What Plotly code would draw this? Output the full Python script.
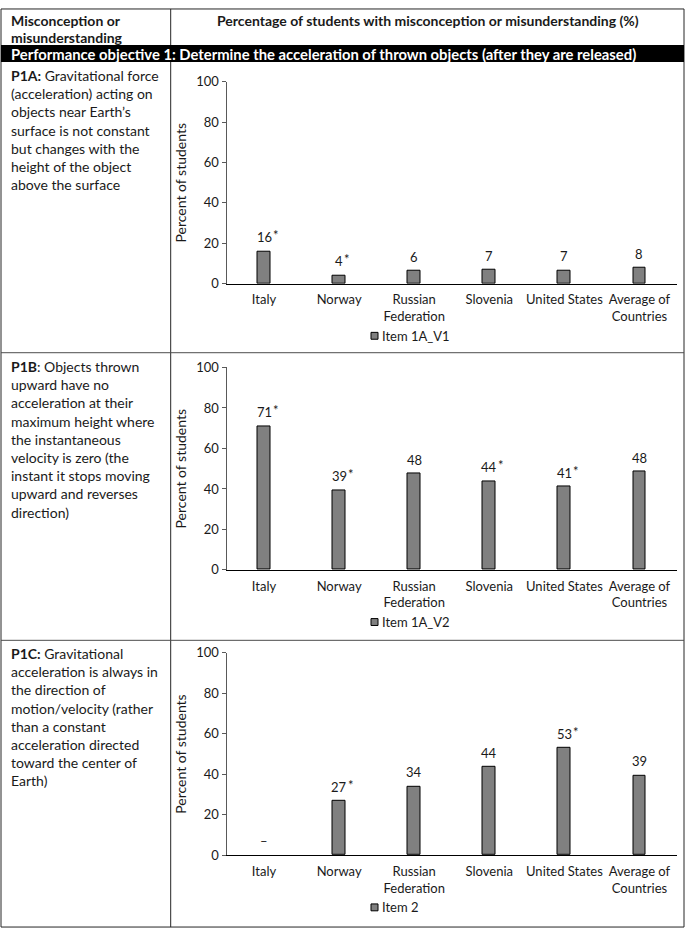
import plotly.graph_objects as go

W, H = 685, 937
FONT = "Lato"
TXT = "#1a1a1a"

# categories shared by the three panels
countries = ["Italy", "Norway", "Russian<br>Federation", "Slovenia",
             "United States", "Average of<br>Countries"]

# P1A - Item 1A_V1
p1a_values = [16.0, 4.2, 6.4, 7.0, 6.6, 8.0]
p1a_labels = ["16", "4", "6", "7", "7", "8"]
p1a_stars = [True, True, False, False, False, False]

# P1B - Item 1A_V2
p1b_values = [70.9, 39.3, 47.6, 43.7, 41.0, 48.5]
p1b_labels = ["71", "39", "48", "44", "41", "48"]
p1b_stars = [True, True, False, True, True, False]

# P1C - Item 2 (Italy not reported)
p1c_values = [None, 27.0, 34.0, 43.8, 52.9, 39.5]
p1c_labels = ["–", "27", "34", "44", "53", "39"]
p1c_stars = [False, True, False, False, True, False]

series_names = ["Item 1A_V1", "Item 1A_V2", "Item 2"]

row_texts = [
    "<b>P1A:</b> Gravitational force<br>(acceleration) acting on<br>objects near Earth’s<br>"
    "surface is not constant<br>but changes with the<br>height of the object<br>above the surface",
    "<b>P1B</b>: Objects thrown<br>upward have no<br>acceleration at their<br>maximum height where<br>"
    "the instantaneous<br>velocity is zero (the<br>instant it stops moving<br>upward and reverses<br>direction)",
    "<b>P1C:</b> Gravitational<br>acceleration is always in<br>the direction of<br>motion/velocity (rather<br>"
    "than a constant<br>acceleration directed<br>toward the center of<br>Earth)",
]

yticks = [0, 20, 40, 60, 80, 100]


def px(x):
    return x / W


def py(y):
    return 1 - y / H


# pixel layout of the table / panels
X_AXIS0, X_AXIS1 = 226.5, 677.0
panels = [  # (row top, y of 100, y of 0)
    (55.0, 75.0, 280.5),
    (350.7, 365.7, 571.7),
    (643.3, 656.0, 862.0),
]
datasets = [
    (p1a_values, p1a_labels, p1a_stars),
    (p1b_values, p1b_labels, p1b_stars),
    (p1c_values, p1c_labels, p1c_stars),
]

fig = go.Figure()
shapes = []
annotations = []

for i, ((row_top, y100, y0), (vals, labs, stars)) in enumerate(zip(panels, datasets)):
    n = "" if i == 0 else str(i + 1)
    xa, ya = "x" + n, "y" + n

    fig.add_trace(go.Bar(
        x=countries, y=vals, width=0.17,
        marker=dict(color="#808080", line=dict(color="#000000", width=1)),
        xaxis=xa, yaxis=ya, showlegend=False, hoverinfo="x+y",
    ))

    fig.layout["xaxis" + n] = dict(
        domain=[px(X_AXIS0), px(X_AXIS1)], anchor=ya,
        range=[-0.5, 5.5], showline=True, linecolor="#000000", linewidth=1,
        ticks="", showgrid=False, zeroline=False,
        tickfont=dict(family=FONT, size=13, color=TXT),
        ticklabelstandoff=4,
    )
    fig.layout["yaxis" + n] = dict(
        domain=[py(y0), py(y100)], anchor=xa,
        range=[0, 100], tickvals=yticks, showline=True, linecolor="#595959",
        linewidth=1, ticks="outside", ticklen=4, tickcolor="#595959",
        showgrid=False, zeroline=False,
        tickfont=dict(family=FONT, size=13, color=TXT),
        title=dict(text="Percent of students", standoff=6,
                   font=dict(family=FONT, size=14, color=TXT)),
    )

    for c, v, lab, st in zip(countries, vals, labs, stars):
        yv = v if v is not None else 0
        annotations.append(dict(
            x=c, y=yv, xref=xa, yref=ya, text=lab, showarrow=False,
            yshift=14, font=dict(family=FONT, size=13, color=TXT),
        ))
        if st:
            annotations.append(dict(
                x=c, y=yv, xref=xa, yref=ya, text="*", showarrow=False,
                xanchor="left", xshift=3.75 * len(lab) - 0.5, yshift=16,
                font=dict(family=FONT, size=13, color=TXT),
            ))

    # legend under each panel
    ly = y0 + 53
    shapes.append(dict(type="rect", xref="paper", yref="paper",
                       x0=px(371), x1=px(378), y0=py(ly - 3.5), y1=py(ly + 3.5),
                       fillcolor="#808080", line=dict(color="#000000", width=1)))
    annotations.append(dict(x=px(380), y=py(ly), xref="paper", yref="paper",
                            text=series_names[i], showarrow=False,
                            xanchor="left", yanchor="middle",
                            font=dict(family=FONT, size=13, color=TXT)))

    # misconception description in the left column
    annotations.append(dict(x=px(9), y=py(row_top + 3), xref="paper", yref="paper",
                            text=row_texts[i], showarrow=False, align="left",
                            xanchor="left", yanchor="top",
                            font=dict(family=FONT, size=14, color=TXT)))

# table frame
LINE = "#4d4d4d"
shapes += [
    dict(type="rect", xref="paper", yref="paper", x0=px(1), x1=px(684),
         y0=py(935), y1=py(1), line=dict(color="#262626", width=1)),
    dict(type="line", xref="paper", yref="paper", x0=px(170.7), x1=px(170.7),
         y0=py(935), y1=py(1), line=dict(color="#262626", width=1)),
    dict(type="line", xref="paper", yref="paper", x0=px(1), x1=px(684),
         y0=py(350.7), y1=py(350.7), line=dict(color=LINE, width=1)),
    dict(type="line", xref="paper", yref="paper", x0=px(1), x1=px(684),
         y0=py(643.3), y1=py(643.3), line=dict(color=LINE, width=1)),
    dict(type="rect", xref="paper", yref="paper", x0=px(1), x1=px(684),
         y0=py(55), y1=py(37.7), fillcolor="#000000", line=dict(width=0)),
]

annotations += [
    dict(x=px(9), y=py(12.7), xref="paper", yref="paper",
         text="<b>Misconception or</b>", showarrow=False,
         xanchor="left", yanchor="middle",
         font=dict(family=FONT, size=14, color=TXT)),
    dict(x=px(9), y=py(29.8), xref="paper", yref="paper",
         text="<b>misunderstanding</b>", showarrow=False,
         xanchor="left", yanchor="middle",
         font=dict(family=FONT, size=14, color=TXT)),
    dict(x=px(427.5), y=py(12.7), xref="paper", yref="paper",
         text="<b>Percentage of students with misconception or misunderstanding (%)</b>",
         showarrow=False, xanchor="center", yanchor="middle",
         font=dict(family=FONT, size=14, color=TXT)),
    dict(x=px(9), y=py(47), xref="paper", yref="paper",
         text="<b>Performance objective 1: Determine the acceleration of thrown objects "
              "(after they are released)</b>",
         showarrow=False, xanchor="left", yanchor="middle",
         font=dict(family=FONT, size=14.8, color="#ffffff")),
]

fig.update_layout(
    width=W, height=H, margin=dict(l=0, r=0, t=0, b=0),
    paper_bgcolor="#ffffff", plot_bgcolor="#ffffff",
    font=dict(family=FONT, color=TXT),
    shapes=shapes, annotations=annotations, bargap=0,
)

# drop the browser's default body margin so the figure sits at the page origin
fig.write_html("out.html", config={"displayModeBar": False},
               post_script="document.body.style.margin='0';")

•••••

**What is needed:** Your task is to restate word for word the lines from the top of the data to the line containing "p1b_stars = [True, True, False, True, True, False]", both ends included, with every picture left out.

**Output for this task:**
What Plotly code would draw this? Output the full Python script.
import plotly.graph_objects as go

W, H = 685, 937
FONT = "Lato"
TXT = "#1a1a1a"

# categories shared by the three panels
countries = ["Italy", "Norway", "Russian<br>Federation", "Slovenia",
             "United States", "Average of<br>Countries"]

# P1A - Item 1A_V1
p1a_values = [16.0, 4.2, 6.4, 7.0, 6.6, 8.0]
p1a_labels = ["16", "4", "6", "7", "7", "8"]
p1a_stars = [True, True, False, False, False, False]

# P1B - Item 1A_V2
p1b_values = [70.9, 39.3, 47.6, 43.7, 41.0, 48.5]
p1b_labels = ["71", "39", "48", "44", "41", "48"]
p1b_stars = [True, True, False, True, True, False]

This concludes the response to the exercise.